Task to complete: The listing below holds pictures; exclude them. Return exactly the lines from the one with "Write the Observable" through the one with "const sideLabelY = [1115, 564, 51, -513, -1000, -1510];".

___ Listing ___

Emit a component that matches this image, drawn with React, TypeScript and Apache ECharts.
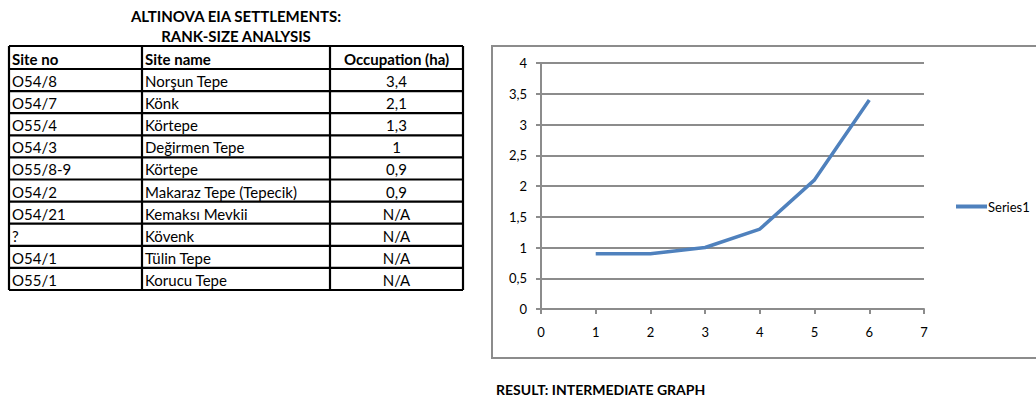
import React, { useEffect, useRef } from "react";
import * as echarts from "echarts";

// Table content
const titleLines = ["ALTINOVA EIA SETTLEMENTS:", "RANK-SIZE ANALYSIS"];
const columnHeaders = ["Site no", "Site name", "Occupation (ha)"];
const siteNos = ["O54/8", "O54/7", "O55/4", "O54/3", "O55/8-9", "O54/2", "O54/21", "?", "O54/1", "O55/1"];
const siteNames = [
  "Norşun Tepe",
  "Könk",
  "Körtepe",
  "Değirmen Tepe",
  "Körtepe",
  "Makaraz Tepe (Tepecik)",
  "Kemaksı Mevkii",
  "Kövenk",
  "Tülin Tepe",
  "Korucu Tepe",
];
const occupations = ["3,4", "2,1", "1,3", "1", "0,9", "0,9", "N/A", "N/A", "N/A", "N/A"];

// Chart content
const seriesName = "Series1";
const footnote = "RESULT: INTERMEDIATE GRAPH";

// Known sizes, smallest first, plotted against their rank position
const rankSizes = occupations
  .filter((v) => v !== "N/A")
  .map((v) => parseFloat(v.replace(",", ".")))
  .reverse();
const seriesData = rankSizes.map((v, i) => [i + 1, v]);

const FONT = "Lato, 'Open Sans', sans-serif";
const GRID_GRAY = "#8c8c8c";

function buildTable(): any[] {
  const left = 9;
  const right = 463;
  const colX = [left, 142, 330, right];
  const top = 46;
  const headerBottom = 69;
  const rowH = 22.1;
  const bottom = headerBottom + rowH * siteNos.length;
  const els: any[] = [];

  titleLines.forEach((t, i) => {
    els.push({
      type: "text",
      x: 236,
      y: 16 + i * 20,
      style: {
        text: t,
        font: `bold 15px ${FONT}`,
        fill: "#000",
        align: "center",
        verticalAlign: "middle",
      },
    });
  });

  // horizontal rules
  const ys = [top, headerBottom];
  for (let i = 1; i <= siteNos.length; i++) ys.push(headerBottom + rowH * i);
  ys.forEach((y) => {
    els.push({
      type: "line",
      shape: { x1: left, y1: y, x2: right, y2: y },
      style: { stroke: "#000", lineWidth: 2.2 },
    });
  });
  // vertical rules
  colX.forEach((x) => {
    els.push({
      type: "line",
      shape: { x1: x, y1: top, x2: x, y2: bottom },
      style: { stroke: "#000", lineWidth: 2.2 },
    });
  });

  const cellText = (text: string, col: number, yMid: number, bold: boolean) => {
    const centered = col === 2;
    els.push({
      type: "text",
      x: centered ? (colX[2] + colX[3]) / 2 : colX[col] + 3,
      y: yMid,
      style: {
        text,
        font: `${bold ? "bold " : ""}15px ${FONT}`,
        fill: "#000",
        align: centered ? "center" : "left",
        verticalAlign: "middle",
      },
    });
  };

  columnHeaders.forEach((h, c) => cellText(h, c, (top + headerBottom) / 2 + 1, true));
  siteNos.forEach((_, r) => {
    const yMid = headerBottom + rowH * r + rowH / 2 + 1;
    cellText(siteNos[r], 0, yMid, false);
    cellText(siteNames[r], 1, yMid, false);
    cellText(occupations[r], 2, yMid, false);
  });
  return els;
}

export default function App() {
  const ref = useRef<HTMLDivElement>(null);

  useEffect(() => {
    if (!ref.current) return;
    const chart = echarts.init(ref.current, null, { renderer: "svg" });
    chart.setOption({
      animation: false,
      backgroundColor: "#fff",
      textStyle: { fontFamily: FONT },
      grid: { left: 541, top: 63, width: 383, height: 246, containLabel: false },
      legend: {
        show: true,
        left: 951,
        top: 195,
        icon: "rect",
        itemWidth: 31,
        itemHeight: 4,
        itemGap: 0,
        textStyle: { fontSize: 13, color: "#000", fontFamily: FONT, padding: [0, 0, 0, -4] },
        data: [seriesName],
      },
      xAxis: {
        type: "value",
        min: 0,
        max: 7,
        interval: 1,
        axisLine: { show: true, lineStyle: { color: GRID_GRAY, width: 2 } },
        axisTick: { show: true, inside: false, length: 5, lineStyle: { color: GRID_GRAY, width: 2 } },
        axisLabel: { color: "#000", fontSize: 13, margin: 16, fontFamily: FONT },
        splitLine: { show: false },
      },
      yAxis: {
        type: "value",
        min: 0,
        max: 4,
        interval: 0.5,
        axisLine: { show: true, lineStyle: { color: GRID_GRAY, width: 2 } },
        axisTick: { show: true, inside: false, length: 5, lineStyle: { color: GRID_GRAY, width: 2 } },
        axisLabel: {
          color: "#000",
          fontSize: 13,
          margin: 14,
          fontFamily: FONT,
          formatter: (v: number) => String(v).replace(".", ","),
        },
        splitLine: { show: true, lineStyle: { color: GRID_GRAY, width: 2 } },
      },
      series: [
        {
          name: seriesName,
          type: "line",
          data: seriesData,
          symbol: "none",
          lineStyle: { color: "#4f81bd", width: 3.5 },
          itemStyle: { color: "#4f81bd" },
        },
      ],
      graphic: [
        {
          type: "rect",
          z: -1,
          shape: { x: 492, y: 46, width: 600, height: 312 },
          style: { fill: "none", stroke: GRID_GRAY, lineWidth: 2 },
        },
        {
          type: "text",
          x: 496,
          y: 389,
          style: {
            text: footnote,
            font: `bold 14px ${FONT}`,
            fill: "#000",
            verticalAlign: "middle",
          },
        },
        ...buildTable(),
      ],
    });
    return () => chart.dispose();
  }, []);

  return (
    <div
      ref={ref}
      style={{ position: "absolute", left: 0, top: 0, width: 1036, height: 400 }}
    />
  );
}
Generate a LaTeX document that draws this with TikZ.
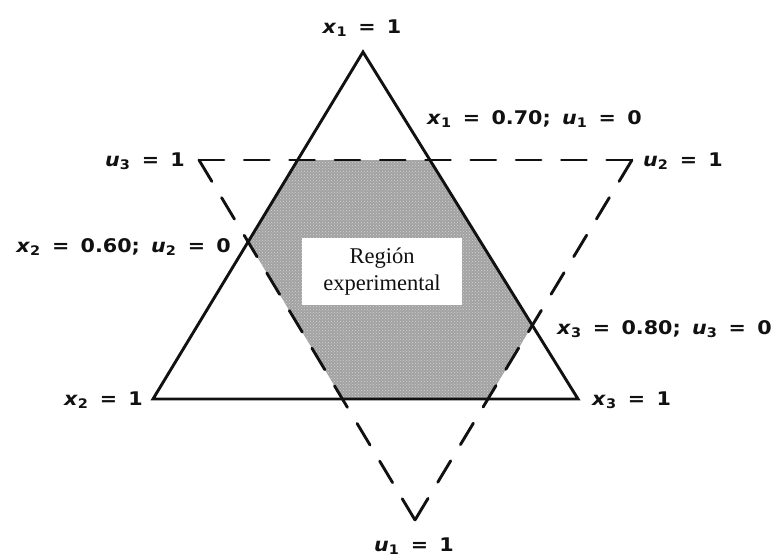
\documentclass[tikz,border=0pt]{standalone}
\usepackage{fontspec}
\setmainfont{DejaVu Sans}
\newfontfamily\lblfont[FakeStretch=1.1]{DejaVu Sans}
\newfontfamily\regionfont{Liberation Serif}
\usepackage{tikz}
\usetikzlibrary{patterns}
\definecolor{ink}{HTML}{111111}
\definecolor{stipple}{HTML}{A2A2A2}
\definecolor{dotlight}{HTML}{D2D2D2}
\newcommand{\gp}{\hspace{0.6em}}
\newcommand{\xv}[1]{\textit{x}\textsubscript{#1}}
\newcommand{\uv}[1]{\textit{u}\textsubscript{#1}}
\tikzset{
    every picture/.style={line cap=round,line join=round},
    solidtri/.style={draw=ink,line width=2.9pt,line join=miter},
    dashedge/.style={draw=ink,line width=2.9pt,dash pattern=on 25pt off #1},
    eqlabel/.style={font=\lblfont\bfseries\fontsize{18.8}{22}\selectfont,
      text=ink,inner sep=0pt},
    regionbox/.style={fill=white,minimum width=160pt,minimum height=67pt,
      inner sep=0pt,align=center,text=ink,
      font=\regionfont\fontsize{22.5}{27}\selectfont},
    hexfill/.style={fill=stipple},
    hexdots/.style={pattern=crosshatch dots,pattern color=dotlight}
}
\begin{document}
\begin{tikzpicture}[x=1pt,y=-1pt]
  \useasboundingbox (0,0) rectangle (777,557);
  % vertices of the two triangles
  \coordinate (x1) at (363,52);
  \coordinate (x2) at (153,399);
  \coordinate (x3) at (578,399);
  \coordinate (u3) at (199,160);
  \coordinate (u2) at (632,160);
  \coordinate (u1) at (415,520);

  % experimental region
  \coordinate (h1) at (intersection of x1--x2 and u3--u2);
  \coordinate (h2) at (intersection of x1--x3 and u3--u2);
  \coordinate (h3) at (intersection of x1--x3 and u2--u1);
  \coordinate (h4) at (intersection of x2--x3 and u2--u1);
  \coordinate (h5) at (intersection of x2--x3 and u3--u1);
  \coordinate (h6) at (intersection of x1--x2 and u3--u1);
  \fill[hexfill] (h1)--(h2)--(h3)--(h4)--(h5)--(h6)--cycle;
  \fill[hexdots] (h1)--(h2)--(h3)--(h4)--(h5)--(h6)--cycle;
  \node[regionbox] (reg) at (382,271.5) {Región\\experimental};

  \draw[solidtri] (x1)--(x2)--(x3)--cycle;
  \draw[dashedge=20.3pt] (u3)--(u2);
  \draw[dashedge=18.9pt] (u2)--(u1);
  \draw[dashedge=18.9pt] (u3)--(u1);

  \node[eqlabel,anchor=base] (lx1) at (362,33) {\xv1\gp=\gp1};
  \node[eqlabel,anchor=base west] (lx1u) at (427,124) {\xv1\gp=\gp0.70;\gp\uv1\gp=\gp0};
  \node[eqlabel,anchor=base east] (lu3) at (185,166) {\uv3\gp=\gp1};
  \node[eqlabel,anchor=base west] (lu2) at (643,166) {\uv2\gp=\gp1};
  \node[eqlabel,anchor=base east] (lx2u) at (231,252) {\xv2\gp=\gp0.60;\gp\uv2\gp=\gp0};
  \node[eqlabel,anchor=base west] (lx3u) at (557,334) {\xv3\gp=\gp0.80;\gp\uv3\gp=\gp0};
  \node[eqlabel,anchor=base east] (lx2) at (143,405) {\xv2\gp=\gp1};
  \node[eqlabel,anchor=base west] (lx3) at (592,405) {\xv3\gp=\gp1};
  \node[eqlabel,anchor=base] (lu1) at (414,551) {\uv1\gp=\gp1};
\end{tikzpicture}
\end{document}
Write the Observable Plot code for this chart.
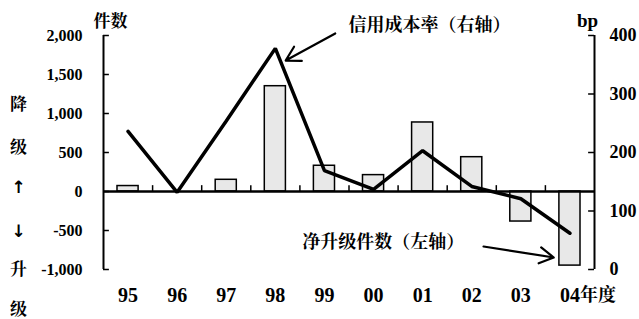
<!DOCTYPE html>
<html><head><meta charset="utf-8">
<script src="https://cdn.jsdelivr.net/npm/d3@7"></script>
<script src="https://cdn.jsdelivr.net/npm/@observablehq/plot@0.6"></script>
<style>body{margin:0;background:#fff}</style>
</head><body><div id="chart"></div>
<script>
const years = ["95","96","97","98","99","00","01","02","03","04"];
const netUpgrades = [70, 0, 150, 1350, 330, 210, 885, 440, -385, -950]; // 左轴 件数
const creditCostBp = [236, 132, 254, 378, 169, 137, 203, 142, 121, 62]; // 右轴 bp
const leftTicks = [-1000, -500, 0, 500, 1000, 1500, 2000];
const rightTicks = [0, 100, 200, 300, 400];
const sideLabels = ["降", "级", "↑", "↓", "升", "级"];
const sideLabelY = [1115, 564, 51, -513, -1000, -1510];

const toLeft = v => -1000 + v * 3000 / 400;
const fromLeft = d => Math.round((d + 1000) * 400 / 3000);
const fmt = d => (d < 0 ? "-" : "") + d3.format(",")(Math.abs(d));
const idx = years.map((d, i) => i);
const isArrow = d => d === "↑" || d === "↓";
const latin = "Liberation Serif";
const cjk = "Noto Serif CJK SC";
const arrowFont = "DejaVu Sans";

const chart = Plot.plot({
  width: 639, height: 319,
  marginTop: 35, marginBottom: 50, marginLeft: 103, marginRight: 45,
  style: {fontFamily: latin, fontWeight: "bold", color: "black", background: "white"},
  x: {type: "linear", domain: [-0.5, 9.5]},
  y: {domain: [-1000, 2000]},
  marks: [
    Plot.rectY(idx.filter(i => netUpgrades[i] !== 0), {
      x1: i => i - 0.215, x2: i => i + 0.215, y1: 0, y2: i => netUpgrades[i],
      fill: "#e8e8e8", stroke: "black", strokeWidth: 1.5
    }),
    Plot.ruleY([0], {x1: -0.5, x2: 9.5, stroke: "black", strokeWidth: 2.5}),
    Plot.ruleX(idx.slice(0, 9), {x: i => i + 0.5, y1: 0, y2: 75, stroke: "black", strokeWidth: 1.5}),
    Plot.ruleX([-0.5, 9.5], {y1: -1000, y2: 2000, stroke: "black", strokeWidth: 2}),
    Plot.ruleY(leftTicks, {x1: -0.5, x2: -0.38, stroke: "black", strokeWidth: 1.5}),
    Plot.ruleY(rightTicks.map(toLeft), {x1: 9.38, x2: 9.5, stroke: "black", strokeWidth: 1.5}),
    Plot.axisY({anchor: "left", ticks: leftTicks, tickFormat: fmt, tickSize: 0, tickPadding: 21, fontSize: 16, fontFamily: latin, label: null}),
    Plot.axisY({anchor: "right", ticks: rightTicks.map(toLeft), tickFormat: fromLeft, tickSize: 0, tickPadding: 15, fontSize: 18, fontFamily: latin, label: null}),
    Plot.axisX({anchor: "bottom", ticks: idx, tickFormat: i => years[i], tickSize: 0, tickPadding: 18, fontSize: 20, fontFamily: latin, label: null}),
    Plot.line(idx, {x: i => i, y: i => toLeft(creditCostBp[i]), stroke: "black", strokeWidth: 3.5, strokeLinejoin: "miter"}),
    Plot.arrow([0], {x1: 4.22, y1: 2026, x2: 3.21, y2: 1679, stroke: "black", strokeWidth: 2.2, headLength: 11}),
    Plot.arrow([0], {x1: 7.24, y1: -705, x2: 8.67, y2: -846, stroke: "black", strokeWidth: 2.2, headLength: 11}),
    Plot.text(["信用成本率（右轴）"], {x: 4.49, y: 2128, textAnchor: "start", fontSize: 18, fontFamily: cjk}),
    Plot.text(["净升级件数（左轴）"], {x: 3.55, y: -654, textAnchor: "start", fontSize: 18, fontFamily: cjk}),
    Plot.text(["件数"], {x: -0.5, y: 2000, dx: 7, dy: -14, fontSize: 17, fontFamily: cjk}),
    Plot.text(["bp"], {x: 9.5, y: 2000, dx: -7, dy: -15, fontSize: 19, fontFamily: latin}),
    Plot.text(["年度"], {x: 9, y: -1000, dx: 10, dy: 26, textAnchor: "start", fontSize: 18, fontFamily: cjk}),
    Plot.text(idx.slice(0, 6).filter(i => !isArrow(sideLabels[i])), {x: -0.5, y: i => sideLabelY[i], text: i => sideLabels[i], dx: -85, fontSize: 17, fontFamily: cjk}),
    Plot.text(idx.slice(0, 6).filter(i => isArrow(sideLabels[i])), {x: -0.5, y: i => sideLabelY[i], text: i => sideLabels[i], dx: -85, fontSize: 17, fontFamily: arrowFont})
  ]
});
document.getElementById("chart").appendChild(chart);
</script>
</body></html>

___

Answer below:
Write the Observable Plot code for this chart.
<!DOCTYPE html>
<html><head><meta charset="utf-8">
<script src="https://cdn.jsdelivr.net/npm/d3@7"></script>
<script src="https://cdn.jsdelivr.net/npm/@observablehq/plot@0.6"></script>
<style>body{margin:0;background:#fff}</style>
</head><body><div id="chart"></div>
<script>
const years = ["95","96","97","98","99","00","01","02","03","04"];
const netUpgrades = [70, 0, 150, 1350, 330, 210, 885, 440, -385, -950]; // 左轴 件数
const creditCostBp = [236, 132, 254, 378, 169, 137, 203, 142, 121, 62]; // 右轴 bp
const leftTicks = [-1000, -500, 0, 500, 1000, 1500, 2000];
const rightTicks = [0, 100, 200, 300, 400];
const sideLabels = ["降", "级", "↑", "↓", "升", "级"];
const sideLabelY = [1115, 564, 51, -513, -1000, -1510];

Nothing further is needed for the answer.